Last week the FTSE250 constituent revealed a 90.47% take-up of its fully-underwritten £360 million rights issue. As a result the company said it will achieve a more robust capital structure and significantly reduce debt to an appropriate level.


In addition to the capital restructuring, the UK headquartered transport group has also completed a cost reduction programme to deliver £50 million of annualised savings and appointed Dean Finch as new Group Chief Executive in the fourth quarter.


National Express exited its loss-making East Coast rail franchise in November 2009; it will continue to operate its other two rail franchises until the respective contract termination dates in 2011. Its UK Coach business has returned to revenue growth, with a 4% increase in the fourth quarter, while its UK Bus operations have remained resilient with revenue growth at 2% for the year to date.


The last twelve months have been challenging for National Express with above-average debt causing uncertainty as the group became the subject of several merger proposals.
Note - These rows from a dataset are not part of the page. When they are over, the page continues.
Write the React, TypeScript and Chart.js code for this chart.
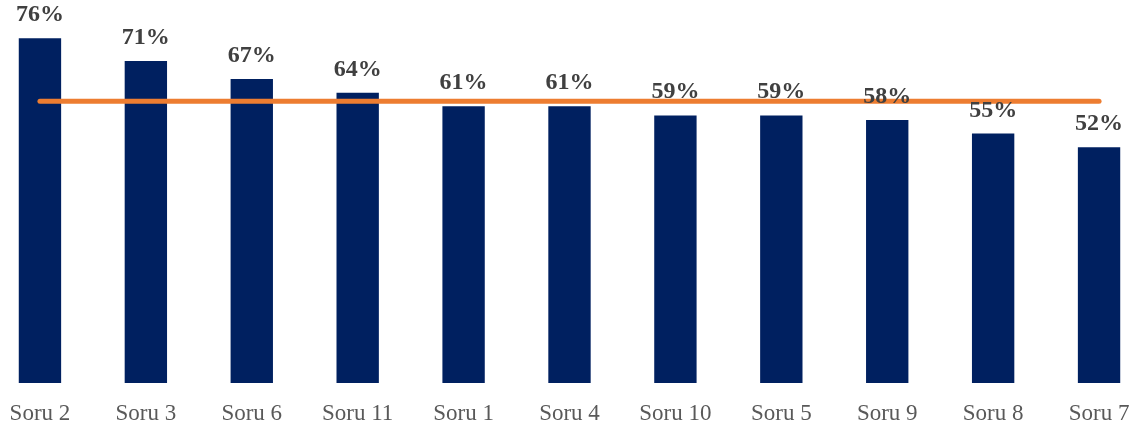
import React, { useEffect, useRef } from "react";
import { Chart, registerables } from "chart.js";

Chart.register(...registerables);

const categories = ["Soru 2", "Soru 3", "Soru 6", "Soru 11", "Soru 1", "Soru 4", "Soru 10", "Soru 5", "Soru 9", "Soru 8", "Soru 7"];
const values = [76, 71, 67, 64, 61, 61, 59, 59, 58, 55, 52];
const averageValue = 62.1;
const averageLine = categories.map(() => averageValue);

const FONT = "'Liberation Serif', 'Times New Roman', serif";

const labelPlugin = {
  id: "barLabels",
  afterDatasetsDraw(chart: any) {
    const ctx = chart.ctx;
    const meta = chart.getDatasetMeta(1);
    ctx.save();
    ctx.font = "700 24px " + FONT;
    ctx.fillStyle = "#404040";
    ctx.textAlign = "center";
    ctx.textBaseline = "alphabetic";
    meta.data.forEach((bar: any, i: number) => {
      ctx.fillText(values[i] + "%", bar.x, bar.y - 17);
    });
    ctx.restore();
  },
};

export default function App() {
  const ref = useRef<HTMLCanvasElement>(null);
  useEffect(() => {
    let chart: any = null;
    let cancelled = false;
    const make = () => {
      if (cancelled || !ref.current) return;
      chart = new Chart(ref.current, {
        type: "bar",
        data: {
          labels: categories,
          datasets: [
            {
              type: "line",
              data: averageLine,
              borderColor: "#ED7D31",
              borderWidth: 5,
              borderCapStyle: "round",
              pointRadius: 0,
              order: 0,
            } as any,
            {
              type: "bar",
              data: values,
              backgroundColor: "#002060",
              categoryPercentage: 1,
              barPercentage: 0.4,
              order: 1,
            },
          ],
        },
        options: {
          responsive: false,
          animation: false,
          layout: { padding: { top: 2, bottom: 0, left: 0, right: 0 } },
          plugins: { legend: { display: false }, tooltip: { enabled: false } },
          scales: {
            x: {
              offset: true,
              grid: { display: false, drawTicks: false },
              border: { display: false },
              afterFit: (scale: any) => {
                scale.height = 49;
              },
              ticks: {
                color: "#595959",
                padding: 17,
                maxRotation: 0,
                autoSkip: false,
                font: { family: FONT, size: 23 },
              },
            },
            y: {
              display: false,
              min: 0,
              max: 84,
            },
          },
        },
        plugins: [labelPlugin],
      });
    };
    const fonts: any = (document as any).fonts;
    if (fonts && fonts.load) {
      Promise.all([fonts.load("700 24px 'Liberation Serif'"), fonts.load("23px 'Liberation Serif'")])
        .catch(() => null)
        .then(make);
    } else {
      make();
    }
    return () => {
      cancelled = true;
      if (chart) chart.destroy();
    };
  }, []);
  return (
    <div style={{ position: "fixed", left: 0, top: 0, width: 1142, height: 432, overflow: "hidden", background: "#fff" }}>
      <div style={{ position: "absolute", left: -13, top: 0 }}>
        <canvas ref={ref} width={1165} height={432} style={{ display: "block" }} />
      </div>
    </div>
  );
}
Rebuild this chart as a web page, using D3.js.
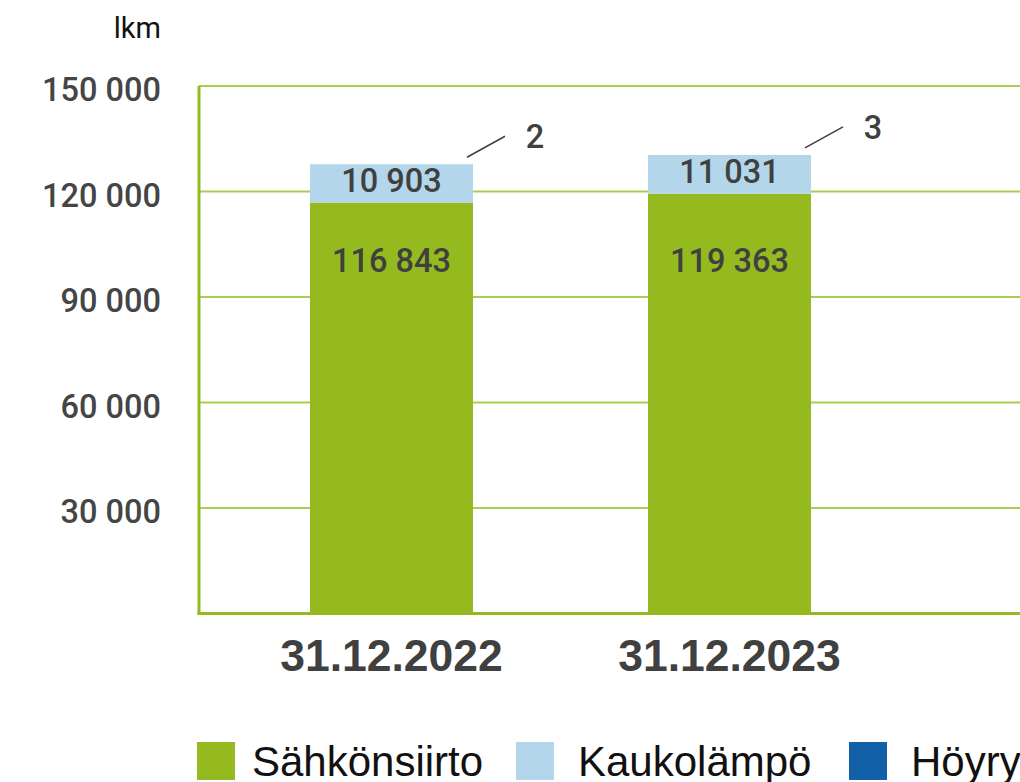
<!DOCTYPE html>
<html>
<head>
<meta charset="utf-8">
<script src="https://cdn.jsdelivr.net/npm/d3@7"></script>
<style>
  html, body { margin: 0; padding: 0; background: #fff; }
  svg { display: block; }
</style>
</head>
<body>
<div id="chart"></div>
<script>
// Data
const categories = ['31.12.2022', '31.12.2023'];
const sahkonsiirto = [116843, 119363];
const kaukolampo = [10903, 11031];
const hoyry = [2, 3];
const seriesNames = ['Sähkönsiirto', 'Kaukolämpö', 'Höyry'];
const yTicks = [30000, 60000, 90000, 120000, 150000];
const unitLabel = 'lkm';

const colors = {
  'Sähkönsiirto': '#95ba1f',
  'Kaukolämpö': '#b4d6ea',
  'Höyry': '#1160a8'
};

const width = 1020;
const height = 782;
const margin = { top: 86, right: 0, bottom: 169, left: 199 };

const svg = d3.select('#chart')
  .append('svg')
  .attr('width', width)
  .attr('height', height);

// bars sit at 310..473 and 648..811
const x = d3.scaleBand()
  .domain(categories)
  .range([310, 811])
  .paddingInner(0.5178)
  .paddingOuter(0);

const y = d3.scaleLinear()
  .domain([0, 150000])
  .range([height - margin.bottom + 0.5, margin.top]);

// Stack
const rows = categories.map((c, i) => ({
  cat: c,
  'Sähkönsiirto': sahkonsiirto[i],
  'Kaukolämpö': kaukolampo[i],
  'Höyry': hoyry[i]
}));
const stacked = d3.stack().keys(seriesNames)(rows);

// Gridlines
svg.append('g')
  .selectAll('line')
  .data(yTicks)
  .enter()
  .append('line')
  .attr('x1', margin.left)
  .attr('x2', width)
  .attr('y1', d => y(d))
  .attr('y2', d => y(d))
  .attr('stroke', '#a9cd52')
  .attr('stroke-width', 2);

// Bars
svg.append('g')
  .selectAll('g')
  .data(stacked)
  .enter()
  .append('g')
  .attr('fill', d => colors[d.key])
  .selectAll('rect')
  .data(d => d)
  .enter()
  .append('rect')
  .attr('x', d => x(d.data.cat))
  .attr('width', x.bandwidth())
  .attr('y', d => y(d[1]))
  .attr('height', d => y(d[0]) - y(d[1]));

// Axes lines
svg.append('line')
  .attr('x1', margin.left).attr('x2', margin.left)
  .attr('y1', y(150000)).attr('y2', y(0) + 1.5)
  .attr('stroke', '#95ba1f')
  .attr('stroke-width', 3);
svg.append('line')
  .attr('x1', margin.left - 1.5).attr('x2', width)
  .attr('y1', y(0)).attr('y2', y(0))
  .attr('stroke', '#95ba1f')
  .attr('stroke-width', 3);

// Y axis labels
const fmt = v => d3.format(',')(v).replace(/,/g, ' ');
const yAxis = d3.axisLeft(y).tickValues(yTicks).tickSize(0).tickPadding(0).tickFormat(fmt);
const yg = svg.append('g')
  .attr('transform', 'translate(161,3)')
  .call(yAxis);
yg.select('.domain').remove();
yg.selectAll('text')
  .attr('dy', '0.36em')
  .style('font-family', 'Roboto, sans-serif')
  .style('font-weight', 500)
  .style('font-size', '32.5px')
  .attr('fill', '#454545');

svg.append('text')
  .attr('x', 161)
  .attr('y', 38)
  .attr('text-anchor', 'end')
  .style('font-family', 'Roboto, sans-serif')
  .style('font-size', '29px')
  .attr('fill', '#111')
  .text(unitLabel);

// X axis labels
const xAxis = d3.axisBottom(x).tickSize(0).tickPadding(0);
const xg = svg.append('g')
  .attr('transform', `translate(0,${y(0) + 57})`)
  .call(xAxis);
xg.select('.domain').remove();
xg.selectAll('text')
  .attr('dy', 0)
  .style('font-family', '"Liberation Sans", Arial, sans-serif')
  .style('font-weight', 700)
  .style('font-size', '44.5px')
  .attr('fill', '#404040');

// Value labels
const labelStyle = sel => sel
  .style('font-family', 'Roboto, sans-serif')
  .style('font-weight', 500)
  .style('font-size', '32.5px')
  .attr('fill', '#404040')
  .attr('text-anchor', 'middle');

// Sähkönsiirto labels sit at one height inside the green bars
svg.append('g')
  .selectAll('text')
  .data(stacked[0])
  .enter()
  .append('text')
  .attr('x', d => x(d.data.cat) + x.bandwidth() / 2)
  .attr('y', y(100500) + 12)
  .call(labelStyle)
  .text(d => fmt(d[1] - d[0]));

svg.append('g')
  .selectAll('text')
  .data(stacked[1])
  .enter()
  .append('text')
  .attr('x', d => x(d.data.cat) + x.bandwidth() / 2)
  .attr('y', d => (y(d[0]) + y(d[1])) / 2 + 9)
  .call(labelStyle)
  .text(d => fmt(d[1] - d[0]));

// Höyry leader labels
const leader = svg.append('g')
  .selectAll('g')
  .data(stacked[2])
  .enter()
  .append('g');
leader.append('line')
  .attr('x1', d => x(d.data.cat) + x.bandwidth() - 6)
  .attr('y1', d => y(d[1]) - 7)
  .attr('x2', d => x(d.data.cat) + x.bandwidth() + 32)
  .attr('y2', d => y(d[1]) - 28)
  .attr('stroke', '#404040')
  .attr('stroke-width', 1.5);
leader.append('text')
  .attr('x', d => x(d.data.cat) + x.bandwidth() + 62)
  .attr('y', d => y(d[1]) - 16)
  .call(labelStyle)
  .text(d => fmt(d[1] - d[0]));

// Legend
const legendX = [197, 516, 849];
const legend = svg.append('g')
  .selectAll('g')
  .data(seriesNames)
  .enter()
  .append('g')
  .attr('transform', (d, i) => `translate(${legendX[i]},742)`);
legend.append('rect')
  .attr('width', 38)
  .attr('height', 38)
  .attr('fill', d => colors[d]);
legend.append('text')
  .attr('x', d => d === 'Sähkönsiirto' ? 55 : 62)
  .attr('y', 34)
  .style('font-family', '"Liberation Sans", Arial, sans-serif')
  .style('font-size', '42px')
  .attr('fill', '#111')
  .text(d => d);
</script>
</body>
</html>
In November the company said at £1.1 billion, the level of net debt was above the UK transportation sector average. According to National Express the unprecedented turmoil and disruption in global financial markets severely curtailed the availability of debt funding.


One month earlier, the CVC Capital Partners private equity group decided not to make an offer for National Express. Subsequently National Express came under pressure from some of its Major shareholders after it turned down a merger proposal from transport rival Stagecoach Group (LSE: SCG).